How to calculate enterprise value

When it comes to determining a company’s value, no single number tells the entire story. Instead, investors look at several components, such as enterprise value, to get a more holistic view of the company. 

Enterprise value is a formula that factors in important financial elements of a company. Instead of focusing only on the organization’s earnings, enterprise value takes into account the organization’s debt as well. 

Understanding a company’s enterprise value allows you to see where it lines up when compared to similar companies. Mat Hultquist, CPA and president of The Hultquist Firm, explains, “If you look at just one enterprise value, it may or may not mean a whole lot, but when you start comparing companies’ enterprise values within that industry, you begin to see higher and lower values.” 

Components of enterprise value

Hultquist says the challenge of enterprise value is really just understanding the components that make up the formula. Those components include market capitalization, net debt, and cash and cash equivalents. When you’re wondering how to calculate enterprise value, you first need to know these variables, which are all numbers that are available to the public.

  • Market capitalization is the market value of a company’s outstanding shares. You arrive at this number by multiplying the current price of one stock by the total number of shares it holds. 
  • Next, you need to calculate the company’s net debt by simply adding the company’s long-term and short-term debt. 
  • Knowing how much cash and cash equivalents the company is generating is the final factor. This refers to the company’s current liquid assets. 

Calculating enterprise value

Once you have all the necessary variables mentioned above, you can determine enterprise value by adding market capitalization and net debt, and then subtracting cash and cash equivalents. 

Market Capitalization = Current Stock Price x Outstanding Shares

Net Debt = Long-term Debt + Short-Term Debt

Enterprise Value = Market Capitalization + Net Debt – Cash and Cash Equivalents 

To see this in action, let’s consider a company with the following numbers:

Company A

Current price of share: $5
Number of outstanding shares: 3,000
Short-term debt: $2,000
Long-term debt: $3,000
Cash and cash equivalents: $6,000
Enterprise value: $14,000

To determine market capitalization, you multiply the current price of the stock, which is $5, by the number of outstanding shares, which is 3,000, for a total of $15,000. For the net debt, add the short-term and long-term debt ($2,000 and $3,000) to get $5,000. 
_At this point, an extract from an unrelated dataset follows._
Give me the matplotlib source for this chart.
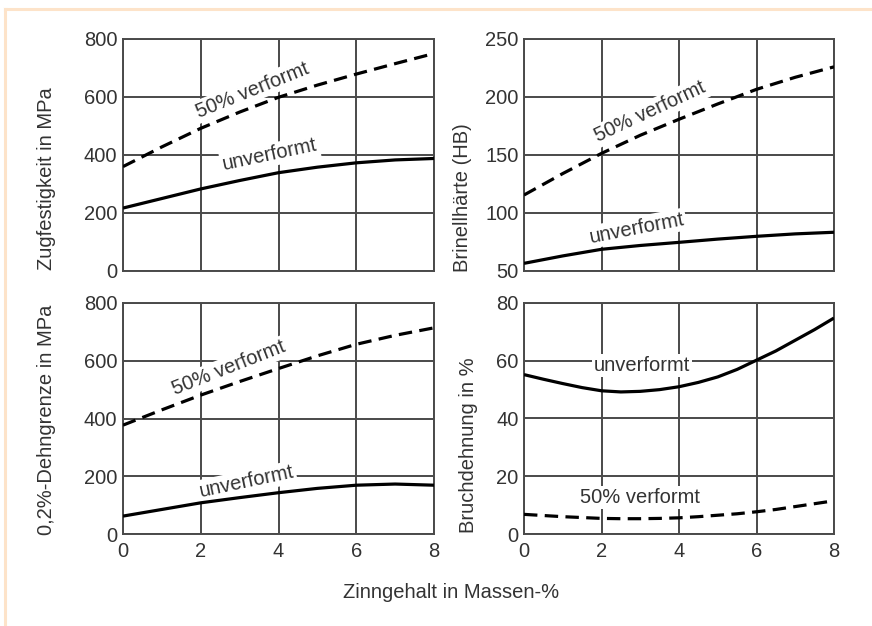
import matplotlib
matplotlib.use("Agg")
import matplotlib.pyplot as plt
from matplotlib.lines import Line2D

plt.rcParams['font.family'] = ['Liberation Sans', 'DejaVu Sans']

# ---- data ----
sn = [0, 1, 2, 3, 4, 5, 6, 7, 8]  # Zinngehalt in Massen-%

zug_unv = [217, 250, 283, 312, 339, 358, 373, 383, 388]
zug_50 = [360, 428, 492, 548, 599, 641, 679, 715, 750]

hb_unv = [56.6, 63, 68.7, 72, 74.7, 77.5, 79.9, 82, 83.4]
hb_50 = [115.5, 134, 151.4, 167, 180.8, 194, 206.6, 217, 226]

rp_unv = [62, 85, 108, 126, 143, 158, 169, 173, 169]
rp_50 = [377, 430, 481, 528, 573, 617, 657, 688, 714]

sn_a = [0, 0.5, 1, 1.5, 2, 2.5, 3, 3.5, 4, 4.5, 5, 5.5, 6, 6.5, 7, 7.5, 8]
a_unv = [55.2, 53.6, 52.1, 50.7, 49.6, 49.2, 49.4, 50.0, 51, 52.5, 54.4, 57.0,
         60.2, 63.4, 67.1, 70.8, 74.8]
a_50 = [6.8, 6.4, 6.0, 5.7, 5.4, 5.3, 5.3, 5.4, 5.6, 6.0, 6.5, 7.0,
        7.7, 8.5, 9.5, 10.5, 11.5]

xticks = [0, 2, 4, 6, 8]
yticks_zug = [0, 200, 400, 600, 800]
yticks_hb = [50, 100, 150, 200, 250]
yticks_rp = [0, 200, 400, 600, 800]
yticks_a = [0, 20, 40, 60, 80]

ylabels = ["Zugfestigkeit in MPa", "Brinellhärte (HB)",
           "0,2%-Dehngrenze in MPa", "Bruchdehnung in %"]
xlabel = "Zinngehalt in Massen-%"
lab_unv = "unverformt"
lab_50 = "50% verformt"

W, H = 872, 626
fig = plt.figure(figsize=(W / 100, H / 100), dpi=100)
fig.patch.set_facecolor("white")

grid_c = "#4a4a4a"
text_c = "#333333"
fs = 14.5

def px(l, t, r, b):
    return [l / W, 1 - b / H, (r - l) / W, (b - t) / H]

axes_rects = [px(123, 39, 434, 271), px(524, 39, 834, 271),
              px(123, 303, 434, 534), px(524, 303, 834, 534)]
series = [(sn, zug_unv, zug_50, yticks_zug), (sn, hb_unv, hb_50, yticks_hb),
          (sn, rp_unv, rp_50, yticks_rp), (sn_a, a_unv, a_50, yticks_a)]

# annotation positions: (x, y, rotation) for unverformt, 50%
annots = [
    ((3.78, 400, 12), (3.34, 624, 22)),
    ((2.91, 86.8, 11), (3.25, 187, 25)),
    ((3.18, 181, 12), (2.71, 574, 21.5)),
    ((3.04, 58.2, 0), (2.99, 12.7, 0)),
]

for i, (rect, (xs, unv, v50, yt), (an_u, an_5)) in enumerate(zip(axes_rects, series, annots)):
    ax = fig.add_axes(rect)
    ax.set_xlim(0, 8)
    ax.set_ylim(yt[0], yt[-1])
    ax.set_xticks(xticks)
    ax.set_yticks(yt)
    ax.grid(True, color=grid_c, linewidth=1.4)
    ax.set_axisbelow(True)
    for s in ax.spines.values():
        s.set_color(grid_c)
        s.set_linewidth(1.4)
    ax.tick_params(length=0, labelsize=fs, colors=text_c, pad=4)
    if i < 2:
        ax.tick_params(labelbottom=False)
    else:
        ax.tick_params(axis='x', pad=6)
    ax.plot(xs, unv, color="black", linewidth=2.3, solid_capstyle='butt', zorder=3)
    ax.plot(xs, v50, color="black", linewidth=2.3, linestyle=(0, (4.2, 2.3)),
            dash_capstyle='butt', zorder=3)
    bb = dict(facecolor="white", edgecolor="none", pad=1.5)
    ax.text(an_u[0], an_u[1], lab_unv, rotation=an_u[2], rotation_mode='anchor',
            ha='center', va='center', fontsize=fs, color=text_c, bbox=bb, zorder=2)
    ax.text(an_5[0], an_5[1], lab_50, rotation=an_5[2], rotation_mode='anchor',
            ha='center', va='center', fontsize=fs, color=text_c, bbox=bb, zorder=2)

# y labels
ylab_pos = [(47, 270), (463, 272), (47, 535), (468, 533)]
for lab, (x, yb) in zip(ylabels, ylab_pos):
    fig.text(x / W, 1 - yb / H, lab, rotation=90, ha='center', va='bottom',
             fontsize=fs, color=text_c)

fig.text(451.5 / W, 1 - 592 / H, xlabel, ha='center', va='center',
         fontsize=fs, color=text_c)

# faint frame lines
fig.add_artist(Line2D([4.5 / W, 4.5 / W], [0, 1 - 9 / H], transform=fig.transFigure,
                      color="#fde3c9", linewidth=2.2))
fig.add_artist(Line2D([4.5 / W, 1], [1 - 9 / H, 1 - 9 / H], transform=fig.transFigure,
                      color="#fde3c9", linewidth=2.2))

fig.savefig("out.png", dpi=100)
Now, add the market capitalization ($15,000) to the net debt ($5,000) and subtract the cash and cash equivalents ($6,000) to arrive at the enterprise value: $14,000. 

That number on its own may not make much sense until you start comparing it to other companies within the same industry. This helps you gauge where the company stands. 

Let’s look at another company’s numbers and see how Company A compares. To simplify things, we went ahead and calculated market capitalization and net debt. 

Company B

Market capitalization: $13,000
Net debt: $1,000
Cash and cash equivalents: $5,000
Enterprise value: $9,000

In this example, Company B has a lower enterprise value than company A, but it also has much less debt. A higher enterprise value may not always mean the company is more profitable than one with a lower enterprise value. 

When you understand the components that go into enterprise value, you can begin making deductions about the company’s worth. For example, Hultquist says, “Really high debt load is going to be a drag on the company,” it also means “the company with more debt is going to be riskier.” 

That being said, two companies could have the same enterprise value and still have drastically different financial makeup. Let’s compare a third company:

Company C

Market capitalization: $7,000
Net debt: $6,000
Cash and cash equivalents: $4,000
Enterprise value: $9,000

Company C has the exact same enterprise value as company B, yet it has much more debt in comparison. Hultquist says you can’t take these numbers at face value, “You have to look at the details.” This is important to note because if you were to buy Company C, you’d be responsible for paying off its large debt load. 

Calculating enterprise value is a great tool for helping you compare companies within the same industry, but keep in mind all the factors that go into the equation to get a better idea of different companies’ financial states.